## [INSTRUCTION]
Starting at the top of the listing, extract every line up to and including the one with "const elevations = ['1050', '1540', '1890', '2380', '3060'];". Pictures stay out of the copy.
★ ★ ★
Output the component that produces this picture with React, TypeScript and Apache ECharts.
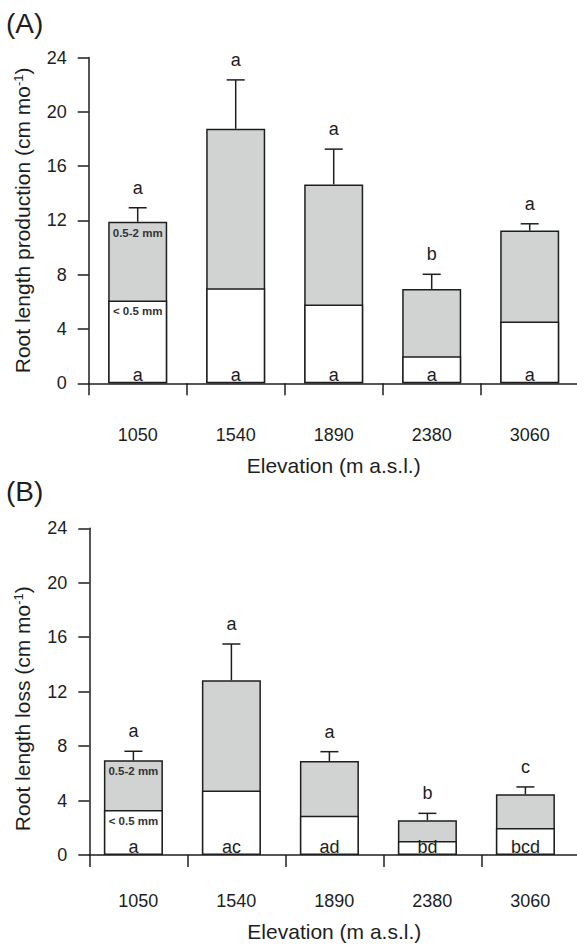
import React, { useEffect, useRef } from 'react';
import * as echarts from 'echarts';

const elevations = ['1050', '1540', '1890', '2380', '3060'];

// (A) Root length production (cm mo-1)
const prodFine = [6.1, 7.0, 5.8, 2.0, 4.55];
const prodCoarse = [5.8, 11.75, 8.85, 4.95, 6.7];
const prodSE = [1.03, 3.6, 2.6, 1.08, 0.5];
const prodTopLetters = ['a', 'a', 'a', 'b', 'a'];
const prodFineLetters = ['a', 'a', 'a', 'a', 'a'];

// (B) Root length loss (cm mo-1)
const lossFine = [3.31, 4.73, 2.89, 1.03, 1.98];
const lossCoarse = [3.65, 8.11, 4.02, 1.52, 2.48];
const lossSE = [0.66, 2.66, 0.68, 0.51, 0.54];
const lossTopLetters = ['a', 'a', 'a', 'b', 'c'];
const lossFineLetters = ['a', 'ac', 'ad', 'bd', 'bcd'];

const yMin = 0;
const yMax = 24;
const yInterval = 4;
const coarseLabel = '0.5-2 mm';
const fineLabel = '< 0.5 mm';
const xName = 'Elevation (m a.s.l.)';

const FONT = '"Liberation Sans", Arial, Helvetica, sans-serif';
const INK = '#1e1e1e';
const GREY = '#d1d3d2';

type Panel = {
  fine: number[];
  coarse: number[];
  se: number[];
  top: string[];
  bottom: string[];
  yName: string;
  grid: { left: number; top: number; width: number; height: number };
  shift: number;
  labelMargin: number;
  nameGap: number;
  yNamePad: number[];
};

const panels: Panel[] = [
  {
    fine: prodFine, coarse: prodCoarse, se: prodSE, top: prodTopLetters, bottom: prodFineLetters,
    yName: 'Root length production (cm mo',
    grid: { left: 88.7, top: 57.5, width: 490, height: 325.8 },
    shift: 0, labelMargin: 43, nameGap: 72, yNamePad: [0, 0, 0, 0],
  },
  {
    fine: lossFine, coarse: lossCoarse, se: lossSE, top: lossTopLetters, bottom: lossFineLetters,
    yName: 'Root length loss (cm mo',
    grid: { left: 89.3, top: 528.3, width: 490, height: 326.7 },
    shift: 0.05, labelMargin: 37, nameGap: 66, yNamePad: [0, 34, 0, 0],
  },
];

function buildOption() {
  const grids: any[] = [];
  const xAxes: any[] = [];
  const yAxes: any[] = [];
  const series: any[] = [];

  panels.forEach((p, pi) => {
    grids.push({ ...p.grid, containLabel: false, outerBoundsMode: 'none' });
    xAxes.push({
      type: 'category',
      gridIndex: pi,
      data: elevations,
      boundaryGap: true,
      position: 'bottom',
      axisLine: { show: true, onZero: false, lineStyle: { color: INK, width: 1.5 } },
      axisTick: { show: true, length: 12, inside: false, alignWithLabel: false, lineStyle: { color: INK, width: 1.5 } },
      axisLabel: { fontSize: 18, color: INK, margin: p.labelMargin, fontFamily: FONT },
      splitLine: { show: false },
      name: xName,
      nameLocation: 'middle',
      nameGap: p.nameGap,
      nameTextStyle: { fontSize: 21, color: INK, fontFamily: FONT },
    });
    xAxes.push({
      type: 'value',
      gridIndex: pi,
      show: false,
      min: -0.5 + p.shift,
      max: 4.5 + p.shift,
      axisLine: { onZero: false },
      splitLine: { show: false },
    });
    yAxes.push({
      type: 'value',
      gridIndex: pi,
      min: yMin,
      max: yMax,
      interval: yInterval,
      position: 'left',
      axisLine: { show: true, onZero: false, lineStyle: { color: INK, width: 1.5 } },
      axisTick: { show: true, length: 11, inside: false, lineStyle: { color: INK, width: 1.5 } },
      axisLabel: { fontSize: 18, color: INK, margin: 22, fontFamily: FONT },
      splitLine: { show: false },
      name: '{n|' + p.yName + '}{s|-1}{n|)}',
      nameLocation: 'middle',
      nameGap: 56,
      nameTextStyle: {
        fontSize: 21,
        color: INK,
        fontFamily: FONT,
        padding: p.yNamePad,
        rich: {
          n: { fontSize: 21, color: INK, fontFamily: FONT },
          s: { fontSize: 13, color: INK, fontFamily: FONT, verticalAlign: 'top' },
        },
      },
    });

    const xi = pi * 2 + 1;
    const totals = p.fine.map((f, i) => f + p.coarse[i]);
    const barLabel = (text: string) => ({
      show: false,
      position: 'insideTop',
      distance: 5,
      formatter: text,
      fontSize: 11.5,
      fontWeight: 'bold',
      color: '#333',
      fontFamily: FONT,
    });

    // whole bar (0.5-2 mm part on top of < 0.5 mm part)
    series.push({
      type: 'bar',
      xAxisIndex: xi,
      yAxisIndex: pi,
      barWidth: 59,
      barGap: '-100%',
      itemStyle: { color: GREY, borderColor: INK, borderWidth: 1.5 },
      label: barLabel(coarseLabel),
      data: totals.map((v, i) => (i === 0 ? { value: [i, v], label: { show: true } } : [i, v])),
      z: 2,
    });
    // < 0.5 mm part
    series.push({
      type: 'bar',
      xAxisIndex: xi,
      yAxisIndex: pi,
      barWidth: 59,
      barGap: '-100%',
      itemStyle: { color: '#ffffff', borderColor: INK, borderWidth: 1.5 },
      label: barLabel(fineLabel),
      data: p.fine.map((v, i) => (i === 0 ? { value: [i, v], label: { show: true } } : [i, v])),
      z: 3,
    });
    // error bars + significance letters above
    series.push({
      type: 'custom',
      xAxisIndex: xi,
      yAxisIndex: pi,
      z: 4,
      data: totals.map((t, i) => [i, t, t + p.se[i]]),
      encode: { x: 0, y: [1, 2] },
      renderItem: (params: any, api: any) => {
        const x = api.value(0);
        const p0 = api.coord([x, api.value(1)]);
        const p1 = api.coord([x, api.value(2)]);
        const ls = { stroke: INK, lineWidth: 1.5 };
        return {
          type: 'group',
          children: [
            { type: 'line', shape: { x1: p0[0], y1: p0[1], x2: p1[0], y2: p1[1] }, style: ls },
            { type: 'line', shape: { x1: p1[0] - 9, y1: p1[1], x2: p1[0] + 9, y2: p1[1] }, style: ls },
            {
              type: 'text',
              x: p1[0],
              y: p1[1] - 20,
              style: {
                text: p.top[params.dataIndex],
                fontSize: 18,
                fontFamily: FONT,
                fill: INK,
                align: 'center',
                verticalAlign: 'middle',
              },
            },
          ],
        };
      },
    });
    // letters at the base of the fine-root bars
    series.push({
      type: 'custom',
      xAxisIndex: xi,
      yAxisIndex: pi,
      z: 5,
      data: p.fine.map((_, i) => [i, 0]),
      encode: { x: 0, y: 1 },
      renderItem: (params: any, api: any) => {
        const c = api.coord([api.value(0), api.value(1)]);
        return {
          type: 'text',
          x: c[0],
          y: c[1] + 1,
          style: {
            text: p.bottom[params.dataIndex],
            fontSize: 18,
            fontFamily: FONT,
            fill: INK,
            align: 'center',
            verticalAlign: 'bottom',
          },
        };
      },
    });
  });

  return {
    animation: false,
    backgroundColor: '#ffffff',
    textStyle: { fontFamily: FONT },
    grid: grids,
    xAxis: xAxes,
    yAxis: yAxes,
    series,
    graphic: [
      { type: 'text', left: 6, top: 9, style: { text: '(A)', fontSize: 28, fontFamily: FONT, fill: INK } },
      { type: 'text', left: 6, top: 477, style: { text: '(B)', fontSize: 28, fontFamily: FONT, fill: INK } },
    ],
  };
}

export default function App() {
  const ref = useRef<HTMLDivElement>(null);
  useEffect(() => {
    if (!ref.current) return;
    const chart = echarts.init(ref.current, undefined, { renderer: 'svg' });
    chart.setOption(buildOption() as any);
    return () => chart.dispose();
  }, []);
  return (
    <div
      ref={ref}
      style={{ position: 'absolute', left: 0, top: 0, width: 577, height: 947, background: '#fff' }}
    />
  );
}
★ ★ ★
## [ANSWER IN FULL]
Output the component that produces this picture with React, TypeScript and Apache ECharts.
import React, { useEffect, useRef } from 'react';
import * as echarts from 'echarts';

const elevations = ['1050', '1540', '1890', '2380', '3060'];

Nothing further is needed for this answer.